Wired notes that Murdoch neglected to mention “the absence of parallel production lines for print, web and apps at The Daily. At established news organizations, this diminishes the attention paid to digital output and results in costs that always seem to rise. At Wapping in 1986, Murdoch jettisoned a legacy that was holding the newspaper industry back. No doubt he views The Daily in similar terms.
Wired reports that Murdoch expects the paper to cost $500,000 a week to run, or $26 million a year (aside from the initial $30-million investment). “The Daily will need at least 325,000 subscribers paying $40 a year to break even,” Wired notes. “Taking into account the 30 percent gatekeeper fee that News Corp will pay to Apple, that figure rises to 420,000 subscribers.”
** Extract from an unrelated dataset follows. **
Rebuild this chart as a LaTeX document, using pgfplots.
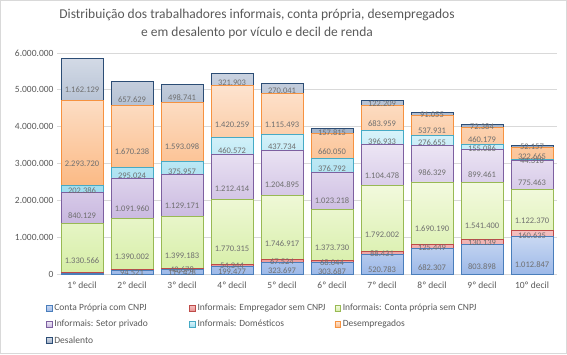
\documentclass[border=0pt]{standalone}
\usepackage{pgfplots}
\pgfplotsset{compat=1.18}
\usepackage{pgfplotstable}
\usepackage{fontspec}
\setmainfont{Carlito}
\definecolor{txt}{HTML}{595959}
\definecolor{lab}{HTML}{6F6F6F}
\definecolor{grd}{HTML}{D9D9D9}
\definecolor{cnpjT}{HTML}{C9D8F2}\definecolor{cnpjB}{HTML}{9DB9E8}\definecolor{cnpjD}{HTML}{4A7EBB}
\definecolor{empT}{HTML}{F4C0C0}\definecolor{empB}{HTML}{E89090}\definecolor{empD}{HTML}{BE4B48}
\definecolor{cpT}{HTML}{F3FADF}\definecolor{cpB}{HTML}{D6EEA6}\definecolor{cpD}{HTML}{98B954}
\definecolor{prT}{HTML}{ECE5F4}\definecolor{prB}{HTML}{C8B7DF}\definecolor{prD}{HTML}{7D60A0}
\definecolor{doT}{HTML}{D8F3FA}\definecolor{doB}{HTML}{9EDCEE}\definecolor{doD}{HTML}{46AAC5}
\definecolor{deT}{HTML}{FDE3CF}\definecolor{deB}{HTML}{FBBA85}\definecolor{deD}{HTML}{F69240}
\definecolor{alT}{HTML}{D3DAE6}\definecolor{alB}{HTML}{9AABC3}\definecolor{alD}{HTML}{2C4D75}

\pgfplotstableread{
x y lab
0 10000 {}
1 94521 94.521
2 119428 119.428
3 199477 199.477
4 323697 323.697
5 303687 303.687
6 520783 520.783
7 682307 682.307
8 803898 803.898
9 1012847 1.012.847
}\tCnpj
\pgfplotstableread{
x y lab
0 25000 {}
1 30000 {}
2 42678 42.678
3 54344 54.344
4 67524 67.524
5 68044 68.044
6 88431 88.431
7 125449 125.449
8 130139 130.139
9 160635 160.635
}\tEmp
\pgfplotstableread{
x y lab
0 1330566 1.330.566
1 1390002 1.390.002
2 1399183 1.399.183
3 1770315 1.770.315
4 1746917 1.746.917
5 1373730 1.373.730
6 1792002 1.792.002
7 1690190 1.690.190
8 1541400 1.541.400
9 1122370 1.122.370
}\tCp
\pgfplotstableread{
x y lab
0 840129 840.129
1 1091960 1.091.960
2 1129171 1.129.171
3 1212414 1.212.414
4 1204895 1.204.895
5 1023218 1.023.218
6 1104478 1.104.478
7 986329 986.329
8 899461 899.461
9 775463 775.463
}\tPr
\pgfplotstableread{
x y lab
0 202386 202.386
1 295024 295.024
2 375957 375.957
3 460572 460.572
4 437734 437.734
5 376792 376.792
6 396933 396.933
7 276655 276.655
8 155086 155.086
9 44318 44.318
}\tDo
\pgfplotstableread{
x y lab
0 2293720 2.293.720
1 1670238 1.670.238
2 1593098 1.593.098
3 1420259 1.420.259
4 1115493 1.115.493
5 660050 660.050
6 683959 683.959
7 537931 537.931
8 460179 460.179
9 322665 322.665
}\tDe
\pgfplotstableread{
x y lab
0 1162129 1.162.129
1 657629 657.629
2 498741 498.741
3 321903 321.903
4 270041 270.041
5 157815 157.815
6 122209 122.209
7 91055 91.055
8 72384 72.384
9 52157 52.157
}\tAl

\begin{document}
\begin{tikzpicture}
\draw[grd, line width=0.8pt] (0.4pt,0.4pt) rectangle (566.6pt,353.6pt);
\node[text=txt, align=center, font=\fontsize{13.5}{18}\selectfont, anchor=center] at (257pt,330pt)
  {Distribuição dos trabalhadores informais, conta própria, desempregados\\e em desalento por vículo e decil de renda};
\begin{axis}[
  at={(57pt,80pt)}, anchor=south west,
  scale only axis, width=500pt, height=221pt,
  ybar stacked, bar width=42pt,
  xmin=-0.5, xmax=9.5, ymin=0, ymax=6000000,
  xtick={0,...,9},
  xticklabels={1º decil,2º decil,3º decil,4º decil,5º decil,6º decil,7º decil,8º decil,9º decil,10º decil},
  ytick={0,1000000,2000000,3000000,4000000,5000000,6000000},
  scaled y ticks=false,
  yticklabel style={/pgf/number format/.cd, fixed, 1000 sep={.}, assume math mode=true},
  ticklabel style={font=\fontsize{9.5}{11}\selectfont, text=txt},
  xticklabel style={yshift=-4pt},
  major tick length=0pt,
  ymajorgrids, grid style={draw=grd, line width=0.8pt},
  axis x line*=bottom, axis y line*=left,
  x axis line style={draw=grd, line width=0.8pt},
  y axis line style={draw=none},
  every axis plot/.append style={line width=0.9pt},
  point meta=explicit symbolic,
  nodes near coords={\pgfplotspointmeta},
  visualization depends on={rawy \as \myy},
  every node near coord/.append style={font=\fontsize{8.5}{9}\selectfont, text=lab, anchor=center, inner sep=0pt,
     shift={(axis direction cs:0,-0.25*\myy)}},
  legend columns=3,
  legend style={at={(-0.028,-0.118)}, anchor=north west, draw=none, fill=none,
     font=\fontsize{9.5}{11}\selectfont, text=txt, row sep=4pt},
  legend cell align=left,
  legend image code/.code={\draw[#1, line width=0.6pt] (0pt,-2.8pt) rectangle (5.6pt,2.8pt);},
]
\addplot[draw=cnpjD, top color=cnpjT, bottom color=cnpjB] table[x=x,y=y,meta=lab]{\tCnpj};
\addlegendentry{\makebox[133pt][l]{Conta Própria com CNPJ}}
\addplot[draw=empD, top color=empT, bottom color=empB] table[x=x,y=y,meta=lab]{\tEmp};
\addlegendentry{\makebox[135pt][l]{Informais: Empregador sem CNPJ}}
\addplot[draw=cpD, top color=cpT, bottom color=cpB] table[x=x,y=y,meta=lab]{\tCp};
\addlegendentry{Informais: Conta própria sem CNPJ}
\addplot[draw=prD, top color=prT, bottom color=prB] table[x=x,y=y,meta=lab]{\tPr};
\addlegendentry{Informais: Setor privado}
\addplot[draw=doD, top color=doT, bottom color=doB] table[x=x,y=y,meta=lab]{\tDo};
\addlegendentry{Informais: Domésticos}
\addplot[draw=deD, top color=deT, bottom color=deB] table[x=x,y=y,meta=lab]{\tDe};
\addlegendentry{Desempregados}
\addplot[draw=alD, top color=alT, bottom color=alB] table[x=x,y=y,meta=lab]{\tAl};
\addlegendentry{Desalento}
\end{axis}
\end{tikzpicture}
\end{document}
On his blog Buzz Machine, media analyst Jeff Jarvis notes that he’s not sure how The Daily will stack up in the advertising world. “The [tablet advertisingmarket will be small for sometime,” he writes. “I’m told these days that major brand advertisers won’t pay attention to a site until it gets 3 million audience. Then again, the value of tablet advertising is supposed to be high and advertisers like the experience. I also wonder whether the ads will also go through Apple and it will again take a share of a quarter to a third. There are so many variables in advertising–unique users per day; time spend and pages and ads views; avails per page; measurement of ROI (is there click-through?)–that it’s nigh until impossible for me to guess at the revenue.”
MacWorld‘s Mathis writes:
“As a piece of technology, then, The Daily is promising. As a journalistic endeavour, though, it’s confusing. Who is the intended audience? News junkies? Unlikely. New Yorkers? There’s a Big Apple feel to the content, but the coverage is everywhere and nowhere all at once. Commuters? Why would they shell out a dollar a week for this when they can pick up a similar product, for free, off the rack in a subway kiosk?
“This is kind of shocking, given the stable of smart and talented journalists recruited to launch The Daily. As it stands, though, there’s only one clear reason that this iPad newspaper exists, and that’s to put money in Rupert Murdoch’s pocket. There are probably worse goals imaginable, but it’s hardly compelling for news consumers.”